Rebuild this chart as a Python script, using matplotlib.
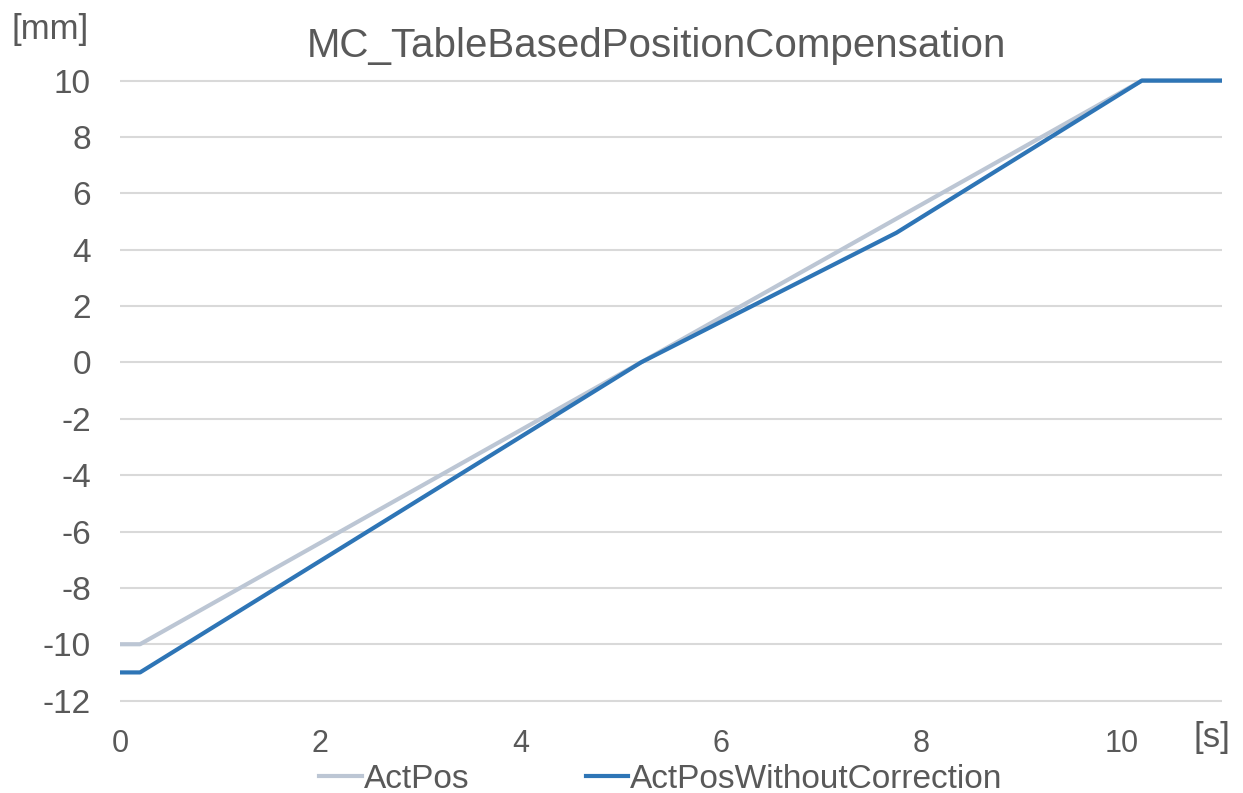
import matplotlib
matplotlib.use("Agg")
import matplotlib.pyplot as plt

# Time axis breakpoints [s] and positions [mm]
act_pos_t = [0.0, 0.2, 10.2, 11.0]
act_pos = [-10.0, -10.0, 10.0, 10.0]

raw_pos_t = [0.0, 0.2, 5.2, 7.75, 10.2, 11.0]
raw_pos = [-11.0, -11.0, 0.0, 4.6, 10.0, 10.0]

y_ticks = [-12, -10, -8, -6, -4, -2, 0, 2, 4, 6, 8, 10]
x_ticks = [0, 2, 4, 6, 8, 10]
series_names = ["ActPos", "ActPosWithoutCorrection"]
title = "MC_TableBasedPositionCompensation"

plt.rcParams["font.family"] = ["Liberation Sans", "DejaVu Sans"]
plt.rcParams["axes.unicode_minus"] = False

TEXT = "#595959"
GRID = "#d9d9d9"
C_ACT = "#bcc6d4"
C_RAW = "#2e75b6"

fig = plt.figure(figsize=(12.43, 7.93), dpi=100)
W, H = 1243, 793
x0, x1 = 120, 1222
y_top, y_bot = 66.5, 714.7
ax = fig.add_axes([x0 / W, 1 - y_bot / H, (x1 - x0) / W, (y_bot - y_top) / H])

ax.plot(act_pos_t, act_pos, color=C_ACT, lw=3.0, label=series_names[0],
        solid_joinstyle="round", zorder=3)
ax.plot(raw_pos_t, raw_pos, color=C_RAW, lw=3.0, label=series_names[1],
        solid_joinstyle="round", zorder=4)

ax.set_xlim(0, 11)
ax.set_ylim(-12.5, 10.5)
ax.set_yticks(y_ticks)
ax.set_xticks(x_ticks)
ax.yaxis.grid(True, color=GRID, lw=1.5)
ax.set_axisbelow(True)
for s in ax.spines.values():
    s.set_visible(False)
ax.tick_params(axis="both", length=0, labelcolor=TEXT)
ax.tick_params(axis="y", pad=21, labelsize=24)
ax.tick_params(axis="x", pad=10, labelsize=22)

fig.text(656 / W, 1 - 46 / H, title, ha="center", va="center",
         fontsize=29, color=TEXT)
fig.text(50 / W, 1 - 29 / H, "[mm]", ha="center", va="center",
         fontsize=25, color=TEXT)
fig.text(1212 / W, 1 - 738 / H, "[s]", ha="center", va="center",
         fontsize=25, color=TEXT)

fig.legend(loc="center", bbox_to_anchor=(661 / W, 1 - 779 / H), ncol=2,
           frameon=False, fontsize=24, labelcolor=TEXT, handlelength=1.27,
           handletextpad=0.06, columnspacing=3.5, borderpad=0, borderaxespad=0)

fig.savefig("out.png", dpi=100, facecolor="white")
□ □ □ □
Direction: Exclude the pictures, and transcribe all of the material exactly.

Finished exercise:
Rebuild this chart as a Python script, using matplotlib.
import matplotlib
matplotlib.use("Agg")
import matplotlib.pyplot as plt

# Time axis breakpoints [s] and positions [mm]
act_pos_t = [0.0, 0.2, 10.2, 11.0]
act_pos = [-10.0, -10.0, 10.0, 10.0]

raw_pos_t = [0.0, 0.2, 5.2, 7.75, 10.2, 11.0]
raw_pos = [-11.0, -11.0, 0.0, 4.6, 10.0, 10.0]

y_ticks = [-12, -10, -8, -6, -4, -2, 0, 2, 4, 6, 8, 10]
x_ticks = [0, 2, 4, 6, 8, 10]
series_names = ["ActPos", "ActPosWithoutCorrection"]
title = "MC_TableBasedPositionCompensation"

plt.rcParams["font.family"] = ["Liberation Sans", "DejaVu Sans"]
plt.rcParams["axes.unicode_minus"] = False

TEXT = "#595959"
GRID = "#d9d9d9"
C_ACT = "#bcc6d4"
C_RAW = "#2e75b6"

fig = plt.figure(figsize=(12.43, 7.93), dpi=100)
W, H = 1243, 793
x0, x1 = 120, 1222
y_top, y_bot = 66.5, 714.7
ax = fig.add_axes([x0 / W, 1 - y_bot / H, (x1 - x0) / W, (y_bot - y_top) / H])

ax.plot(act_pos_t, act_pos, color=C_ACT, lw=3.0, label=series_names[0],
        solid_joinstyle="round", zorder=3)
ax.plot(raw_pos_t, raw_pos, color=C_RAW, lw=3.0, label=series_names[1],
        solid_joinstyle="round", zorder=4)

ax.set_xlim(0, 11)
ax.set_ylim(-12.5, 10.5)
ax.set_yticks(y_ticks)
ax.set_xticks(x_ticks)
ax.yaxis.grid(True, color=GRID, lw=1.5)
ax.set_axisbelow(True)
for s in ax.spines.values():
    s.set_visible(False)
ax.tick_params(axis="both", length=0, labelcolor=TEXT)
ax.tick_params(axis="y", pad=21, labelsize=24)
ax.tick_params(axis="x", pad=10, labelsize=22)

fig.text(656 / W, 1 - 46 / H, title, ha="center", va="center",
         fontsize=29, color=TEXT)
fig.text(50 / W, 1 - 29 / H, "[mm]", ha="center", va="center",
         fontsize=25, color=TEXT)
fig.text(1212 / W, 1 - 738 / H, "[s]", ha="center", va="center",
         fontsize=25, color=TEXT)

fig.legend(loc="center", bbox_to_anchor=(661 / W, 1 - 779 / H), ncol=2,
           frameon=False, fontsize=24, labelcolor=TEXT, handlelength=1.27,
           handletextpad=0.06, columnspacing=3.5, borderpad=0, borderaxespad=0)

fig.savefig("out.png", dpi=100, facecolor="white")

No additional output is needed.